Although it seems odd to devote a whole section of this site to cemeteries, the subject didn't really fit right anywhere else and there is a surprising amount of history to go along with cemeteries. One interesting note is that according to a letter sent to Alfred Noon from the mayor of Ludlow, England the name, "Ludlow" may actually mean "the grave, or burial hill of the people."
This is the oldest cemetery in the town and is located on Munsing Street. The land here was used as a burial ground even before it was given to the town for use as a cemetery in the 1770s. The cemetery has not been used since the early 19th century according to McChesney (in Noon's book, he states that this cemetery is still being used as of 1911) and many of the bodies buried there no longer have a gravestone. This cemetery is very small and has an old stone wall around it, built in 1865.
This cemetery is located next to the First Church in Ludlow at the center of town. This cemetery became a town cemetery in 1801 but was also used as a burial ground before then, probably as early as 1786. The oldest grave at this cemetery belongs to a 5 year old boy who was run over by the wheel of a cart during that year. There was also a hearse house constructed at this cemetery that is no longer present.

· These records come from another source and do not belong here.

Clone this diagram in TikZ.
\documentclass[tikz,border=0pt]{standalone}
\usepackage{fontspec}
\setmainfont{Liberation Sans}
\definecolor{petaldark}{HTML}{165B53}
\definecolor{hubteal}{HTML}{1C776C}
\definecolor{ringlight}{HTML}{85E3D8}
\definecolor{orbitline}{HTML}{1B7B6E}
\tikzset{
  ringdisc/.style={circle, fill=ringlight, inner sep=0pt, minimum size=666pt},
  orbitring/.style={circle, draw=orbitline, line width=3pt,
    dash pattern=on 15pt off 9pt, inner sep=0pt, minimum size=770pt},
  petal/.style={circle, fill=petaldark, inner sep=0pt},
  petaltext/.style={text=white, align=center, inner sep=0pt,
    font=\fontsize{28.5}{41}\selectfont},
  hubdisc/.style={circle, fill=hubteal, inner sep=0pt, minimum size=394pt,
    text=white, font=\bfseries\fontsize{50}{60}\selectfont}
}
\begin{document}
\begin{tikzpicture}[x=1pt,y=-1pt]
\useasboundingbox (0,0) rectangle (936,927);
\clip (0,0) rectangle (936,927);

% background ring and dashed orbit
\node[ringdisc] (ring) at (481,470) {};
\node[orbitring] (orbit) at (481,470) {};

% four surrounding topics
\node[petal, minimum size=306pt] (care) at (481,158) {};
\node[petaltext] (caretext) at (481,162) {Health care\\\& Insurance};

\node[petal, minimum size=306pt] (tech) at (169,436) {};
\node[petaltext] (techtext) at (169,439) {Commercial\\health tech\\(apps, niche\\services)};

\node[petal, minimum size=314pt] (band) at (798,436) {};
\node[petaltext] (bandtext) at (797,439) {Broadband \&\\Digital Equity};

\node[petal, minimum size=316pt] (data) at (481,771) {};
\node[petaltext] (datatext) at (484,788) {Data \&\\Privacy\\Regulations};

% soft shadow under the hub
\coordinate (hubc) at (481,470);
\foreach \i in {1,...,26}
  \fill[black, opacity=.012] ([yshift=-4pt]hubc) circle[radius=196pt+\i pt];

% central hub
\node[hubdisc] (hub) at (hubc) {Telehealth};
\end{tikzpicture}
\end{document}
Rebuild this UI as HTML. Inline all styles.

This cemetery is no longer in use for burials.
Also known as the "Ould Burying Ground," this cemetery is perhaps one of the least known cemeteries in town as it is not near any main roads, similar to the Sikes cemetery. This cemetery lies off of Poole Street and is half in Ludlow and half in Belchertown. The first person buried here is Hannah Olds who died in 1802 and is on the Belchertown side. This cemetery is only used today for burials in existing family plots.
Also called the Village Cemetery, this cemetery no longer exists. This cemetery may have been in use as early as 1811 and was located where the Masonic building and the two houses east of it are on Winsor Street today (this is an approximation, I'm still working on finding its exact area). This cemetery was closed in 1902 and the 475 bodies were moved to the Island Pond cemetery. The land was then sold to the Ludlow Manufacturing Associates.
Located on what is now known as Center Street, very close to the Fuller Cemetery, this cemetery dates back to 1842. The oldest burials that occurred here all date back to 1843 and this cemetery was still in use as of 1974.
The sixth cemetery to be created in Ludlow, this is also the newest cemetery in Ludlow. At the end of the 19th century the town needed more space to bury the dead and this is when this cemetery was created. This is the largest cemetery in Ludlow and is still actively used today. It stretches all the way from Center Street to Chapin Street and can be entered from both streets.